##### MATERIAL PROVIDED

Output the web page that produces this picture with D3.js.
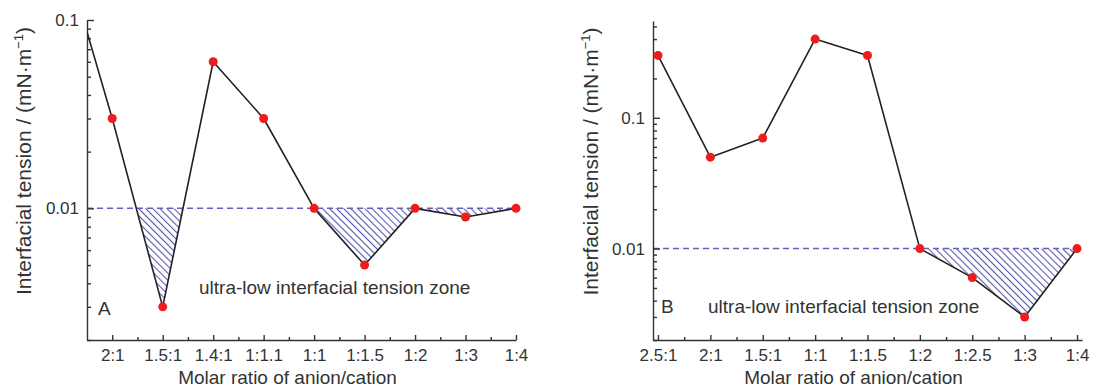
<!DOCTYPE html>
<html>
<head>
<meta charset="UTF-8">
<title>Interfacial tension</title>
<style>
  body { margin: 0; background: #fff; }
  svg { font-family: "Liberation Sans", Arial, sans-serif; }
  .axis path, .axis line { stroke: #333; stroke-width: 1.4; }
  .axis text { fill: #333; font-size: 17px; }
  .lbl { fill: #333; font-size: 19px; }
</style>
</head>
<body>
<svg id="chart" width="1094" height="389"></svg>
<script src="https://cdn.jsdelivr.net/npm/d3@7"></script>
<script>
// panel A (first category sits just outside the axis and gets clipped)
let catsA = ["2.5:1", "2:1", "1.5:1", "1.4:1", "1:1.1", "1:1", "1:1.5", "1:2", "1:3", "1:4"];
let valsA = [0.25, 0.03, 0.003, 0.06, 0.03, 0.01, 0.005, 0.01, 0.009, 0.01];

// panel B
let catsB = ["2.5:1", "2:1", "1.5:1", "1:1", "1:1.5", "1:2", "1:2.5", "1:3", "1:4"];
let valsB = [0.3, 0.05, 0.07, 0.4, 0.3, 0.01, 0.006, 0.003, 0.01];

let threshold = 0.01;
let yLabels = [0.01, 0.1];

let svg = d3.select("#chart");

let defs = svg.append("defs");
defs.append("pattern")
  .attr("id", "hatch")
  .attr("patternUnits", "userSpaceOnUse")
  .attr("width", 5)
  .attr("height", 5)
  .attr("patternTransform", "rotate(-45)")
  .append("line")
  .attr("x1", 0).attr("y1", 0).attr("x2", 0).attr("y2", 5)
  .attr("stroke", "#5a5aae")
  .attr("stroke-width", 2.2);

function panel(id, cats, vals, xDom, xRange, yDom, yRange, tag, tagX, zoneX, textY, yLabX) {
  let x = d3.scaleLinear().domain(xDom).range(xRange);
  let y = d3.scaleLog().domain(yDom).range(yRange);
  let [left, right] = xRange;
  let [bottom, top] = yRange;

  let g = svg.append("g");

  defs.append("clipPath").attr("id", "clip" + id)
    .append("rect")
    .attr("x", left).attr("y", top)
    .attr("width", right - left).attr("height", bottom - top);
  defs.append("clipPath").attr("id", "below" + id)
    .append("rect")
    .attr("x", left).attr("y", y(threshold))
    .attr("width", right - left).attr("height", bottom - y(threshold));

  let data = vals.map((v, i) => ({ i: i, v: v }));

  // hatched area under the threshold
  let area = d3.area()
    .x(d => x(d.i))
    .y0(y(threshold))
    .y1(d => y(d.v));
  g.append("g").attr("clip-path", "url(#clip" + id + ")")
    .append("path")
    .datum(data)
    .attr("clip-path", "url(#below" + id + ")")
    .attr("fill", "url(#hatch)")
    .attr("d", area);

  // dashed threshold line
  g.append("line")
    .attr("x1", left).attr("x2", right)
    .attr("y1", y(threshold)).attr("y2", y(threshold))
    .attr("stroke", "#6262bd")
    .attr("stroke-width", 1.5)
    .attr("stroke-dasharray", "6,4");

  // axes
  let majorX = d3.range(Math.ceil(xDom[0]), Math.floor(xDom[1]) + 1);
  let minorX = d3.range(Math.ceil(xDom[0]) + 0.5, xDom[1], 1);
  g.append("g").attr("class", "axis")
    .attr("transform", "translate(0," + bottom + ")")
    .call(d3.axisBottom(x).tickValues(minorX).tickSize(-3).tickFormat(""))
    .select(".domain").remove();
  g.append("g").attr("class", "axis")
    .attr("transform", "translate(0," + bottom + ")")
    .call(d3.axisBottom(x).tickValues(majorX).tickSizeInner(-5).tickSizeOuter(0).tickPadding(9)
      .tickFormat(i => cats[i]));

  let allY = y.ticks();
  let minorY = allY.filter(t => !yLabels.some(m => Math.abs(m - t) < 1e-9));
  g.append("g").attr("class", "axis")
    .attr("transform", "translate(" + left + ",0)")
    .call(d3.axisLeft(y).tickValues(minorY).tickSize(-4).tickFormat(""))
    .select(".domain").remove();
  g.append("g").attr("class", "axis")
    .attr("transform", "translate(" + left + ",0)")
    .call(d3.axisLeft(y).tickValues(yLabels).tickSizeInner(-7).tickSizeOuter(0).tickPadding(8)
      .tickFormat(d3.format("")));

  // data line and markers
  let line = d3.line().x(d => x(d.i)).y(d => y(d.v));
  let plot = g.append("g").attr("clip-path", "url(#clip" + id + ")");
  plot.append("path")
    .datum(data)
    .attr("fill", "none")
    .attr("stroke", "#222")
    .attr("stroke-width", 1.6)
    .attr("stroke-linejoin", "round")
    .attr("d", line);
  g.selectAll(".dot" + id)
    .data(data.filter(d => d.i >= xDom[0]))
    .enter().append("circle")
    .attr("cx", d => x(d.i))
    .attr("cy", d => y(d.v))
    .attr("r", 4.5)
    .attr("fill", "#ee1c1c");

  // labels
  g.append("text").attr("class", "lbl")
    .attr("x", tagX).attr("y", textY)
    .attr("dy", "0.35em")
    .text(tag);
  g.append("text").attr("class", "lbl")
    .attr("x", zoneX).attr("y", textY - (id === "A" ? 21 : 0))
    .attr("dy", "0.35em")
    .text("ultra-low interfacial tension zone");
  g.append("text").attr("class", "lbl")
    .attr("x", (left + right) / 2 - 14).attr("y", 384)
    .attr("text-anchor", "middle")
    .text("Molar ratio of anion/cation");
  let yl = g.append("text").attr("class", "lbl")
    .style("font-size", "21px")
    .attr("transform", "translate(" + yLabX + "," + ((top + bottom) / 2 - 19) + ") rotate(-90)")
    .attr("text-anchor", "middle");
  yl.append("tspan").text("Interfacial tension / (mN\u00b7m");
  yl.append("tspan").attr("dy", -8).style("font-size", "13px").text("\u22121");
  yl.append("tspan").attr("dy", 8).text(")");
}

panel("A", catsA, valsA, [0.5, 9], [87, 516], [0.002, 0.1], [340, 20], "A", 98, 199, 308, 31);
panel("B", catsB, valsB, [-0.095, 8.095], [653, 1082], [0.002, 0.55], [340, 21], "B", 661, 708, 306, 598);
</script>
</body>
</html>
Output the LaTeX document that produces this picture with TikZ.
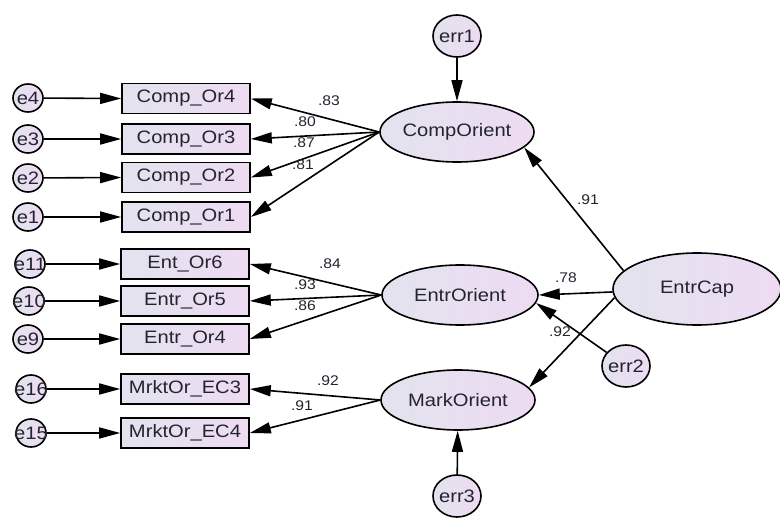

##########

Leave out the pictures and return every record word for word.

▸ PROBLEM SOLUTION:
Output the web page that produces this picture with D3.js.
<!DOCTYPE html>
<html>
<head>
<meta charset="UTF-8">
<title>Interfacial tension</title>
<style>
  body { margin: 0; background: #fff; }
  svg { font-family: "Liberation Sans", Arial, sans-serif; }
  .axis path, .axis line { stroke: #333; stroke-width: 1.4; }
  .axis text { fill: #333; font-size: 17px; }
  .lbl { fill: #333; font-size: 19px; }
</style>
</head>
<body>
<svg id="chart" width="1094" height="389"></svg>
<script src="https://cdn.jsdelivr.net/npm/d3@7"></script>
<script>
// panel A (first category sits just outside the axis and gets clipped)
let catsA = ["2.5:1", "2:1", "1.5:1", "1.4:1", "1:1.1", "1:1", "1:1.5", "1:2", "1:3", "1:4"];
let valsA = [0.25, 0.03, 0.003, 0.06, 0.03, 0.01, 0.005, 0.01, 0.009, 0.01];

// panel B
let catsB = ["2.5:1", "2:1", "1.5:1", "1:1", "1:1.5", "1:2", "1:2.5", "1:3", "1:4"];
let valsB = [0.3, 0.05, 0.07, 0.4, 0.3, 0.01, 0.006, 0.003, 0.01];

let threshold = 0.01;
let yLabels = [0.01, 0.1];

let svg = d3.select("#chart");

let defs = svg.append("defs");
defs.append("pattern")
  .attr("id", "hatch")
  .attr("patternUnits", "userSpaceOnUse")
  .attr("width", 5)
  .attr("height", 5)
  .attr("patternTransform", "rotate(-45)")
  .append("line")
  .attr("x1", 0).attr("y1", 0).attr("x2", 0).attr("y2", 5)
  .attr("stroke", "#5a5aae")
  .attr("stroke-width", 2.2);

function panel(id, cats, vals, xDom, xRange, yDom, yRange, tag, tagX, zoneX, textY, yLabX) {
  let x = d3.scaleLinear().domain(xDom).range(xRange);
  let y = d3.scaleLog().domain(yDom).range(yRange);
  let [left, right] = xRange;
  let [bottom, top] = yRange;

  let g = svg.append("g");

  defs.append("clipPath").attr("id", "clip" + id)
    .append("rect")
    .attr("x", left).attr("y", top)
    .attr("width", right - left).attr("height", bottom - top);
  defs.append("clipPath").attr("id", "below" + id)
    .append("rect")
    .attr("x", left).attr("y", y(threshold))
    .attr("width", right - left).attr("height", bottom - y(threshold));

  let data = vals.map((v, i) => ({ i: i, v: v }));

  // hatched area under the threshold
  let area = d3.area()
    .x(d => x(d.i))
    .y0(y(threshold))
    .y1(d => y(d.v));
  g.append("g").attr("clip-path", "url(#clip" + id + ")")
    .append("path")
    .datum(data)
    .attr("clip-path", "url(#below" + id + ")")
    .attr("fill", "url(#hatch)")
    .attr("d", area);

  // dashed threshold line
  g.append("line")
    .attr("x1", left).attr("x2", right)
    .attr("y1", y(threshold)).attr("y2", y(threshold))
    .attr("stroke", "#6262bd")
    .attr("stroke-width", 1.5)
    .attr("stroke-dasharray", "6,4");

  // axes
  let majorX = d3.range(Math.ceil(xDom[0]), Math.floor(xDom[1]) + 1);
  let minorX = d3.range(Math.ceil(xDom[0]) + 0.5, xDom[1], 1);
  g.append("g").attr("class", "axis")
    .attr("transform", "translate(0," + bottom + ")")
    .call(d3.axisBottom(x).tickValues(minorX).tickSize(-3).tickFormat(""))
    .select(".domain").remove();
  g.append("g").attr("class", "axis")
    .attr("transform", "translate(0," + bottom + ")")
    .call(d3.axisBottom(x).tickValues(majorX).tickSizeInner(-5).tickSizeOuter(0).tickPadding(9)
      .tickFormat(i => cats[i]));

  let allY = y.ticks();
  let minorY = allY.filter(t => !yLabels.some(m => Math.abs(m - t) < 1e-9));
  g.append("g").attr("class", "axis")
    .attr("transform", "translate(" + left + ",0)")
    .call(d3.axisLeft(y).tickValues(minorY).tickSize(-4).tickFormat(""))
    .select(".domain").remove();
  g.append("g").attr("class", "axis")
    .attr("transform", "translate(" + left + ",0)")
    .call(d3.axisLeft(y).tickValues(yLabels).tickSizeInner(-7).tickSizeOuter(0).tickPadding(8)
      .tickFormat(d3.format("")));

  // data line and markers
  let line = d3.line().x(d => x(d.i)).y(d => y(d.v));
  let plot = g.append("g").attr("clip-path", "url(#clip" + id + ")");
  plot.append("path")
    .datum(data)
    .attr("fill", "none")
    .attr("stroke", "#222")
    .attr("stroke-width", 1.6)
    .attr("stroke-linejoin", "round")
    .attr("d", line);
  g.selectAll(".dot" + id)
    .data(data.filter(d => d.i >= xDom[0]))
    .enter().append("circle")
    .attr("cx", d => x(d.i))
    .attr("cy", d => y(d.v))
    .attr("r", 4.5)
    .attr("fill", "#ee1c1c");

  // labels
  g.append("text").attr("class", "lbl")
    .attr("x", tagX).attr("y", textY)
    .attr("dy", "0.35em")
    .text(tag);
  g.append("text").attr("class", "lbl")
    .attr("x", zoneX).attr("y", textY - (id === "A" ? 21 : 0))
    .attr("dy", "0.35em")
    .text("ultra-low interfacial tension zone");
  g.append("text").attr("class", "lbl")
    .attr("x", (left + right) / 2 - 14).attr("y", 384)
    .attr("text-anchor", "middle")
    .text("Molar ratio of anion/cation");
  let yl = g.append("text").attr("class", "lbl")
    .style("font-size", "21px")
    .attr("transform", "translate(" + yLabX + "," + ((top + bottom) / 2 - 19) + ") rotate(-90)")
    .attr("text-anchor", "middle");
  yl.append("tspan").text("Interfacial tension / (mN\u00b7m");
  yl.append("tspan").attr("dy", -8).style("font-size", "13px").text("\u22121");
  yl.append("tspan").attr("dy", 8).text(")");
}

panel("A", catsA, valsA, [0.5, 9], [87, 516], [0.002, 0.1], [340, 20], "A", 98, 199, 308, 31);
panel("B", catsB, valsB, [-0.095, 8.095], [653, 1082], [0.002, 0.55], [340, 21], "B", 661, 708, 306, 598);
</script>
</body>
</html>
Output the LaTeX document that produces this picture with TikZ.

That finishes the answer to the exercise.